The second was "Has a Frog a Soul? and if so, of what Nature is that
Soul?" (1870), a physiological discussion as to the seat of those
purposive actions of which the animal is capable after it has lost
ordinary volition and consciousness by the removal of the front part
of its brain. Are these things attributes of the soul, and are
they resident not even in the brain, but in the spinal marrow? If
metaphysics starts from psychology, psychology itself depends greatly
upon physiology; current theories need reconsideration. This paper
was the starting-point for his larger essay on "Animals as Automata,"
delivered as an address before the British Association in 1874.
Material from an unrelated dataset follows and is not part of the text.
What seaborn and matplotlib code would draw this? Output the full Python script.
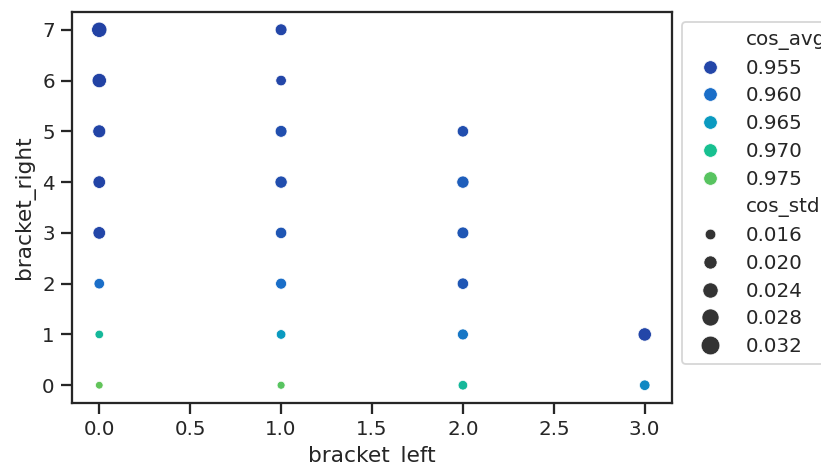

The third paper (1876) was on "The Evidence of the Miracle of the
Resurrection," as to which he, so to say, moved the previous question,
arguing that there was no valid evidence of actual death having taken
place. The paper was the result of an invitation on the part of some
of his metaphysical opponents. As he rejected the miraculous, they
asked him to write on a definite miracle, and explain his reasons for
not accepting it. He chose this subject because, in the first place,
it was a cardinal instance; and, in the second, that as it was a
miracle not worked by Christ himself, a discussion of its genuineness
could not possibly suggest personal fraud and so inflict gratuitous
pain upon believers in it. The question of the fundamentals of
Christian evidences had long been in his mind; it was no new subject
to him when in the eighties, debarred by his health from physiological
researches, he extended his work on Biblical studies.
If the Metaphysical Society effected nothing else, it brought about
a personal _rapprochement_ between the representatives of opposing
schools of thought. It became clear to the older school that the new
thinkers had by no means failed, as they suspected, to examine the
older doctrines. Theirs was not dishonest doubt, but a strong demand
for better evidence. If the Society itself "died of too much love," it
may well have contributed to the greater amenity of public discussion
as the years passed, and the diminution of the former rabid
denunciations which waned as the new doctrines spread, and were even
absorbed and digested by their former antagonists.
VII
CONTROVERSY AND THE BATTLE OF THE "ORIGIN"
The piercing clearness of mind described by Prof. Sidgwick, which
could not express itself otherwise than trenchantly and drove straight
at the heart of the subject, gave Huxley the popular reputation of
being above all things a controversialist. Naturally enough, the
public knew little and cared less for the unspectacular researches
among the Invertebrates, which had won such high scientific fame.
They were only stirred when the results of study in geology, in
fossil forms and simian anatomy, clashed with long-established
popular conceptions. There was also a gladiatorial delight in watching
controversy not simply abstract, but fanned by personal conviction,
which marked the champions above all as good fighters.
It must be noted, however, that, vigorous as he was in carrying war
into the enemy's country, on two occasions only did Huxley set forth
without being first personally attacked. One was his review of
the _Vestiges of Creation,_ when he was irritated by the writer's
"prodigious ignorance and thoroughly unscientific habit of mind."
If it had any influence on me at all [he writes], it set me
against Evolution; and the only review I ever have qualms of
conscience about, on the ground of needless savagery, is one I
wrote on the _Vestiges_ while under that influence (1854).